> _Problem details_
Pull out of the data below the stretch of lines bounded by the one containing "Reproduce this chart with matplotlib." and the one containing "ax = fig.add_axes([0, 0, 1, 1])", both bounds included, unchanged.

> _Input material_
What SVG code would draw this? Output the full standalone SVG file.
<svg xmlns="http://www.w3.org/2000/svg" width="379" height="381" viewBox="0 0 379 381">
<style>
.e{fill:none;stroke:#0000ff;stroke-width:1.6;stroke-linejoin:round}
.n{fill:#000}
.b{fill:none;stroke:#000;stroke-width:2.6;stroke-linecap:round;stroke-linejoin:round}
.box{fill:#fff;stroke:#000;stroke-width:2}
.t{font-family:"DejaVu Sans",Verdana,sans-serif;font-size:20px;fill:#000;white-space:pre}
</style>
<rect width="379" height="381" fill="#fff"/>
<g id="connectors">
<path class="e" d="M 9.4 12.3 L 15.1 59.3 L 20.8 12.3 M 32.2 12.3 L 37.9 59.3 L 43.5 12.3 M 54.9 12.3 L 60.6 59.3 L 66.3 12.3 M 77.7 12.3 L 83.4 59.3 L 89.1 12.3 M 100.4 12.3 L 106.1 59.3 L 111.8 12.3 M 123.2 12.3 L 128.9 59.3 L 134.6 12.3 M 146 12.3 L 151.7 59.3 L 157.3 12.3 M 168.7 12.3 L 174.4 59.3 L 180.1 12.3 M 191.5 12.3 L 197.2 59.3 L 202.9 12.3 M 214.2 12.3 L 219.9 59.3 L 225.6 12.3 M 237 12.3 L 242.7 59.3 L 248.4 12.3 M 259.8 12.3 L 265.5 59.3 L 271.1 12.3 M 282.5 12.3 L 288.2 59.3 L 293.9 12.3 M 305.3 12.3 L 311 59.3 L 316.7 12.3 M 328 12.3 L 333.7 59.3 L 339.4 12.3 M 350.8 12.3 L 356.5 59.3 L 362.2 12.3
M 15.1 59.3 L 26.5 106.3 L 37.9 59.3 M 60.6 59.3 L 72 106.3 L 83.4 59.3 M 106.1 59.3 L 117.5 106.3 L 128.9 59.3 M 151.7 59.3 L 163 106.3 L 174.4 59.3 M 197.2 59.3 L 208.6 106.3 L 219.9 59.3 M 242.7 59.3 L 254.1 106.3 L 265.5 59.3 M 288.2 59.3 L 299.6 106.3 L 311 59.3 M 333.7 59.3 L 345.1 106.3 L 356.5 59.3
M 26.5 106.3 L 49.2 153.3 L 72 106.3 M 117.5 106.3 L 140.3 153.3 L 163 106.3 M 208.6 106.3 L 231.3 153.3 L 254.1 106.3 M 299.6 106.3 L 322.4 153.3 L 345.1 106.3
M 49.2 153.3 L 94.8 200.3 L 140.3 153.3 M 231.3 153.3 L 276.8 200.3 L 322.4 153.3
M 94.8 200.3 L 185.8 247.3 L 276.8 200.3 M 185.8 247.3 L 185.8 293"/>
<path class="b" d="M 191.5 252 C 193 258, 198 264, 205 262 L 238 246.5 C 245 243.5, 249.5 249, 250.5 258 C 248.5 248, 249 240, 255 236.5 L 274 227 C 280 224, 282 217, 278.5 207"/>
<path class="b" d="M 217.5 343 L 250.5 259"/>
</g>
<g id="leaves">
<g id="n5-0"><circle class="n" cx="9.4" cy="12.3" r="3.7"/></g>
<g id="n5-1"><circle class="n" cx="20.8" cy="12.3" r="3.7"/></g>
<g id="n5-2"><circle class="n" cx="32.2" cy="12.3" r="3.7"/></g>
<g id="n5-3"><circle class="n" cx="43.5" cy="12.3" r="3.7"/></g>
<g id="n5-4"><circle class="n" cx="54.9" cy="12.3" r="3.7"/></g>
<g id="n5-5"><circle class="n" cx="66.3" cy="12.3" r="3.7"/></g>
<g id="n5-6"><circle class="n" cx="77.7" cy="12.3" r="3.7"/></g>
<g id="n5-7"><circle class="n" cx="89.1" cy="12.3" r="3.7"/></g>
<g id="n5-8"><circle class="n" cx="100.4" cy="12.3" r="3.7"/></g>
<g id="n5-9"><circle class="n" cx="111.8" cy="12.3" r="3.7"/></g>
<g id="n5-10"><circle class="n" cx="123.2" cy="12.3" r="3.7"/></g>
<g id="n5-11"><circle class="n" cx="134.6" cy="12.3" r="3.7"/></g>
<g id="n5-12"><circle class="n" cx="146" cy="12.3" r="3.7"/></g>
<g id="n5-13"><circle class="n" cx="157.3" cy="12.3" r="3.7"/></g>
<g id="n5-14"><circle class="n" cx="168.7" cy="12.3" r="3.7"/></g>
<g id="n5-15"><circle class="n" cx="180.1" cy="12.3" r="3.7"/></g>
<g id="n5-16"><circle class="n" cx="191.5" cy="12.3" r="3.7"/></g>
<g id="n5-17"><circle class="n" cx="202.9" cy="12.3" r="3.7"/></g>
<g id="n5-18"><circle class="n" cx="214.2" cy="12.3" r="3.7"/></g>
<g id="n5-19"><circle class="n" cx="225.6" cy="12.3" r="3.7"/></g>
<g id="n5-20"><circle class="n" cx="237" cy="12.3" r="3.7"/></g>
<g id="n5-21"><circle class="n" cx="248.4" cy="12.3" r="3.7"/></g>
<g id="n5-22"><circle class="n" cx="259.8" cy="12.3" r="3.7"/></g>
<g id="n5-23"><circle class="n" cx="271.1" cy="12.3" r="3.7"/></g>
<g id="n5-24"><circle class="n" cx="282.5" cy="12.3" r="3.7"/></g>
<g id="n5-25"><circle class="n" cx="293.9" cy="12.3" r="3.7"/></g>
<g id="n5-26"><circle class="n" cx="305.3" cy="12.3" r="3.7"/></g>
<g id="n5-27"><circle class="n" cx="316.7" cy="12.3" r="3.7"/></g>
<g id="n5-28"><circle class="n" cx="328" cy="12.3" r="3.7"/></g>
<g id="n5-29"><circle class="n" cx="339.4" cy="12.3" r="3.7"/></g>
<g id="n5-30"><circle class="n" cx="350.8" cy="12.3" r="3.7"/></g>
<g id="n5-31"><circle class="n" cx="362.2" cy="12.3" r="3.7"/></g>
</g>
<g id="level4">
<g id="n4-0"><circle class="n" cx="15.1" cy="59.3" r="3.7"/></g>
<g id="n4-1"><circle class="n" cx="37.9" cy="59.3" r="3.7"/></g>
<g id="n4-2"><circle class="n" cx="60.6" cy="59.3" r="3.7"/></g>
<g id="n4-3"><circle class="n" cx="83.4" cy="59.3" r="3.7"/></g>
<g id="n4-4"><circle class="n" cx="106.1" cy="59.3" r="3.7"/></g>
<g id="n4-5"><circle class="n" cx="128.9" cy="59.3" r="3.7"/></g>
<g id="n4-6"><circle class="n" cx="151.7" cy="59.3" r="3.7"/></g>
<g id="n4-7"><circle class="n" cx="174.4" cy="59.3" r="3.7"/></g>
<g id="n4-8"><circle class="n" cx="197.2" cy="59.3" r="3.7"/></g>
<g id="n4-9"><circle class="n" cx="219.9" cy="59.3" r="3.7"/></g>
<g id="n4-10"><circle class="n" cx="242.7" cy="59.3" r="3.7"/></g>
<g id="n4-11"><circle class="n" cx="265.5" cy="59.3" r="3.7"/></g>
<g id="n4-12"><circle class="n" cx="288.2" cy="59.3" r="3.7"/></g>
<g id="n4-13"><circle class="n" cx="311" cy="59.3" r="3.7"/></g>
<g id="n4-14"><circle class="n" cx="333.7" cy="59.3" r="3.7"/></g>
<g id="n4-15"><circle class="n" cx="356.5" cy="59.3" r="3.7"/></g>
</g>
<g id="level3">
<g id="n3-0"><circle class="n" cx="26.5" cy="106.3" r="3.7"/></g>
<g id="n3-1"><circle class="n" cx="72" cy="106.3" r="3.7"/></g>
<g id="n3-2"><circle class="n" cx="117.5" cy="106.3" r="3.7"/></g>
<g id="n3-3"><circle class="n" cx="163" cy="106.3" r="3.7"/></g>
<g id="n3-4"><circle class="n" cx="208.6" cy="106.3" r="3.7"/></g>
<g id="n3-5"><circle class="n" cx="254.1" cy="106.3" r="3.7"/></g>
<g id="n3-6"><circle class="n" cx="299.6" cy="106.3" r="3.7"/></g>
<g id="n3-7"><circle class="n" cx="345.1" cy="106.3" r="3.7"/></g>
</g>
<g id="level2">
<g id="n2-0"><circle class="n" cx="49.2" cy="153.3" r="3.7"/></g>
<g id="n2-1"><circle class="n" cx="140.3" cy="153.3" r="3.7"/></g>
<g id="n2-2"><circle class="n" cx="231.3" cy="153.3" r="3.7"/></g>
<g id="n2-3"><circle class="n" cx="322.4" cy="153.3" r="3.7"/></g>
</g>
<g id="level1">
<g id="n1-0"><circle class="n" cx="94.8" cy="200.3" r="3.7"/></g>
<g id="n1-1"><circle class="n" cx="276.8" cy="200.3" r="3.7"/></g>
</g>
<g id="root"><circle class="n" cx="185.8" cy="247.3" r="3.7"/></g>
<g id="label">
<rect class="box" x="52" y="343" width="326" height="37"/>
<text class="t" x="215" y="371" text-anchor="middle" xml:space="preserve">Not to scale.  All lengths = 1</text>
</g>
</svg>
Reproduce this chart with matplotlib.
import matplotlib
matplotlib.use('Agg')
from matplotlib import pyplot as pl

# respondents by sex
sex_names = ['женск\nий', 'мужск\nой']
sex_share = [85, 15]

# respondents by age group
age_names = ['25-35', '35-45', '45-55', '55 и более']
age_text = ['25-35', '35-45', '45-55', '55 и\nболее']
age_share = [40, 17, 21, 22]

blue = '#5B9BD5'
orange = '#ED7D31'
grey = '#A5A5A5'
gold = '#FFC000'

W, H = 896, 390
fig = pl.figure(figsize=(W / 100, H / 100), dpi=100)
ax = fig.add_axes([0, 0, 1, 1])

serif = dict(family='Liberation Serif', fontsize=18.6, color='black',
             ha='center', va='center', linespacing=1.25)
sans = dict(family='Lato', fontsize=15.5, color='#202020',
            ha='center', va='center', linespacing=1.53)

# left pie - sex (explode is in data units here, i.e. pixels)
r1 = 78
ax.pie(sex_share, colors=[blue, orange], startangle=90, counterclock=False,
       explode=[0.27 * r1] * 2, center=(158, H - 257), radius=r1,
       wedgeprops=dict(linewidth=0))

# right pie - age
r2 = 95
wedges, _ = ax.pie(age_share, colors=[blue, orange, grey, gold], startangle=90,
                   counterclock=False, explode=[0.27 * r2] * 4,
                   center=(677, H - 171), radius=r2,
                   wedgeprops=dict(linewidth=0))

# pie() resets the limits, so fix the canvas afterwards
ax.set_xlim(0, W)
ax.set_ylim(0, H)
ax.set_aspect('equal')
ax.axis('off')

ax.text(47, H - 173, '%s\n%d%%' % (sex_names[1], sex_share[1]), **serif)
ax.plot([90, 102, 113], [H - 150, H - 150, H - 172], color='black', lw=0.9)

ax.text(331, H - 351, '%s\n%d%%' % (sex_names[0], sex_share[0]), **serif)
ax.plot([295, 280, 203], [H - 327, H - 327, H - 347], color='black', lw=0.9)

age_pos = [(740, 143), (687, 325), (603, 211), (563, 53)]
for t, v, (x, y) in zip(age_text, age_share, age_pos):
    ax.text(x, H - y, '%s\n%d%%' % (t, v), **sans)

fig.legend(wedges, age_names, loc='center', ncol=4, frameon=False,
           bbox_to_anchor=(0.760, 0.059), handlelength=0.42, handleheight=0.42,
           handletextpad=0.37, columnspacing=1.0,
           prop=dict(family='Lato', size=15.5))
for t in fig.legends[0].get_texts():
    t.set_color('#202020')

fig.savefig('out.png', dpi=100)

> _Worked solution_
Reproduce this chart with matplotlib.
import matplotlib
matplotlib.use('Agg')
from matplotlib import pyplot as pl

# respondents by sex
sex_names = ['женск\nий', 'мужск\nой']
sex_share = [85, 15]

# respondents by age group
age_names = ['25-35', '35-45', '45-55', '55 и более']
age_text = ['25-35', '35-45', '45-55', '55 и\nболее']
age_share = [40, 17, 21, 22]

blue = '#5B9BD5'
orange = '#ED7D31'
grey = '#A5A5A5'
gold = '#FFC000'

W, H = 896, 390
fig = pl.figure(figsize=(W / 100, H / 100), dpi=100)
ax = fig.add_axes([0, 0, 1, 1])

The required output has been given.